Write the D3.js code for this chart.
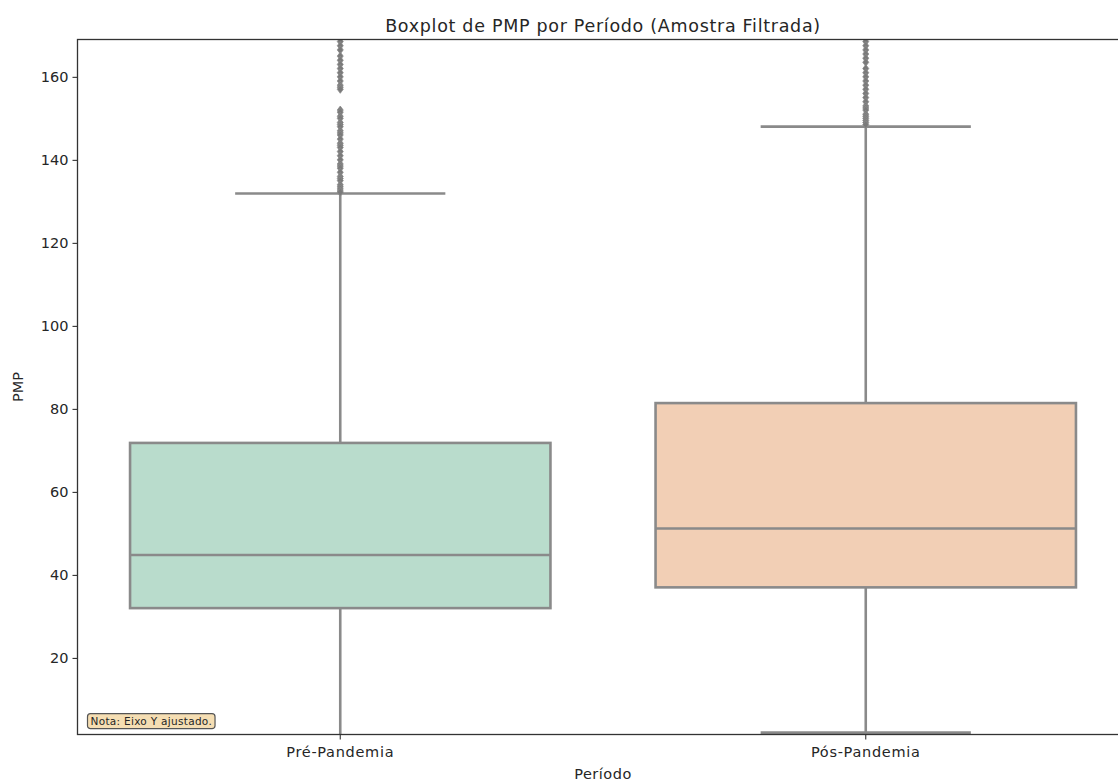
<!DOCTYPE html>
<html>
<head>
<meta charset="utf-8">
<script src="https://cdn.jsdelivr.net/npm/d3@7"></script>
<style>
  body { margin: 0; background: #fff; }
  text { font-family: "DejaVu Sans", sans-serif; fill: #262626; }
</style>
</head>
<body>
<svg class="box" width="1118" height="783"></svg>
<script>
// chart values
const categories = ["Pré-Pandemia", "Pós-Pandemia"];
const fills = ["#b9dccc", "#f2cfb5"];
const q1 = [32.0, 37.0];
const median = [44.8, 51.2];
const q3 = [71.8, 81.4];
const whiskerLow = [0, 2.0];
const whiskerHigh = [131.9, 148.0];
const outliersPre = [170, 168.5, 167.5, 166.5, 165, 164, 163, 162, 161, 160, 159, 158, 157.5, 157,
    152, 151.5, 150.5, 150, 149, 148.5, 148, 147, 146.5, 146, 145, 144, 143.5, 143, 142, 141, 140, 139,
    138.5, 138, 137, 136, 135.5, 135, 134, 133.5, 133, 132.5, 132.2];
const outliersPost = [170, 168.5, 167.5, 166.5, 165.5, 164.5, 163.5, 162, 161, 160, 159, 158,
    157, 156, 155, 154, 153, 152.5, 152, 151, 150.5, 150, 149.5, 149, 148.5];
const yTicks = [20, 40, 60, 80, 100, 120, 140, 160];
const yDomain = [1.55, 169];

const svg = d3.select("svg.box");
const margin = { top: 39.5, left: 77.5 };
const width = 1051;
const height = 695;
const g = svg.append("g").attr("transform", `translate(${margin.left}, ${margin.top})`);

const x = d3.scaleBand().domain(categories).range([0, width]);
const y = d3.scaleLinear().domain(yDomain).range([height, 0]);

svg.append("defs").append("clipPath").attr("id", "plotclip")
    .append("rect").attr("width", width).attr("height", height);

const plot = g.append("g").attr("clip-path", "url(#plotclip)");
const lineColor = "#8a8a8a";
const boxW = x.bandwidth() * 0.8;

const stats = categories.map((c, i) => ({
    cat: c, fill: fills[i], q1: q1[i], med: median[i], q3: q3[i],
    lo: whiskerLow[i], hi: whiskerHigh[i],
    out: i === 0 ? outliersPre : outliersPost
}));

const box = plot.selectAll(".bx")
    .data(stats)
    .enter().append("g")
    .attr("class", "bx")
    .attr("transform", d => `translate(${x(d.cat) + x.bandwidth() / 2}, 0)`);

// whiskers
box.append("line").attr("y1", d => y(d.q3)).attr("y2", d => y(d.hi))
    .attr("stroke", lineColor).attr("stroke-width", 2.6);
box.append("line").attr("y1", d => y(d.q1)).attr("y2", d => y(d.lo))
    .attr("stroke", lineColor).attr("stroke-width", 2.6);
box.selectAll(".cap")
    .data(d => [d.lo, d.hi])
    .enter().append("line")
    .attr("x1", -boxW / 4).attr("x2", boxW / 4)
    .attr("y1", d => y(d)).attr("y2", d => y(d))
    .attr("stroke", lineColor).attr("stroke-width", 2.6);

box.append("rect")
    .attr("x", -boxW / 2)
    .attr("width", boxW)
    .attr("y", d => y(d.q3))
    .attr("height", d => y(d.q1) - y(d.q3))
    .attr("fill", d => d.fill)
    .attr("stroke", lineColor).attr("stroke-width", 2.6);

box.append("line")
    .attr("x1", -boxW / 2).attr("x2", boxW / 2)
    .attr("y1", d => y(d.med)).attr("y2", d => y(d.med))
    .attr("stroke", lineColor).attr("stroke-width", 2.6);

// outliers as diamonds
const diamond = "M0,-4L3,0L0,4L-3,0Z";
box.selectAll(".fl")
    .data(d => d.out)
    .enter().append("path")
    .attr("class", "fl")
    .attr("d", diamond)
    .attr("transform", d => `translate(0, ${y(d)})`)
    .attr("fill", "#7a7a7a")
    .attr("stroke", "#8a8a8a").attr("stroke-width", 0.8);

// axes
const yAxis = g.append("g")
    .call(d3.axisLeft(y).tickValues(yTicks).tickSize(5).tickPadding(4));
const xAxis = g.append("g")
    .attr("transform", `translate(0, ${height})`)
    .call(d3.axisBottom(x).tickSize(5).tickPadding(7));
[yAxis, xAxis].forEach(a => {
    a.select(".domain").remove();
    a.selectAll(".tick line").attr("stroke", "#333").attr("stroke-width", 1.1);
    a.selectAll(".tick text").attr("font-size", 14.5).attr("fill", "#262626")
        .style("font-family", "DejaVu Sans, sans-serif");
});
xAxis.selectAll(".tick text").style("letter-spacing", "0.7px");

// frame
g.append("rect").attr("width", width).attr("height", height)
    .attr("fill", "none").attr("stroke", "#333").attr("stroke-width", 1.3);

// note box
const note = g.append("g").attr("transform", `translate(9, ${height - 13})`);
const noteText = note.append("text")
    .attr("x", 4).attr("y", 0).attr("dy", "0.35em")
    .attr("font-size", 10.5)
    .style("letter-spacing", "0.3px")
    .text("Nota: Eixo Y ajustado.");
const bb = noteText.node().getBBox();
note.insert("rect", "text")
    .attr("x", bb.x - 3).attr("y", bb.y - 1.5)
    .attr("width", bb.width + 6).attr("height", bb.height + 3)
    .attr("rx", 3)
    .attr("fill", "#f5deb3").attr("stroke", "#555").attr("stroke-width", 1.2);

// labels
svg.append("text")
    .attr("x", margin.left + width / 2).attr("y", 32)
    .attr("text-anchor", "middle").attr("font-size", 17.5)
    .style("letter-spacing", "0.7px")
    .text("Boxplot de PMP por Período (Amostra Filtrada)");
svg.append("text")
    .attr("x", margin.left + width / 2).attr("y", 779)
    .attr("text-anchor", "middle").attr("font-size", 14.5)
    .style("letter-spacing", "0.5px")
    .text("Período");
svg.append("text")
    .attr("transform", `translate(23, ${margin.top + height / 2}) rotate(-90)`)
    .attr("text-anchor", "middle").attr("font-size", 14.5)
    .text("PMP");
</script>
</body>
</html>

### GIVEN PROBLEM:
Tally the lines in the listing that hold "chart" and report the number alone.

### EXERCISE ANSWER:
2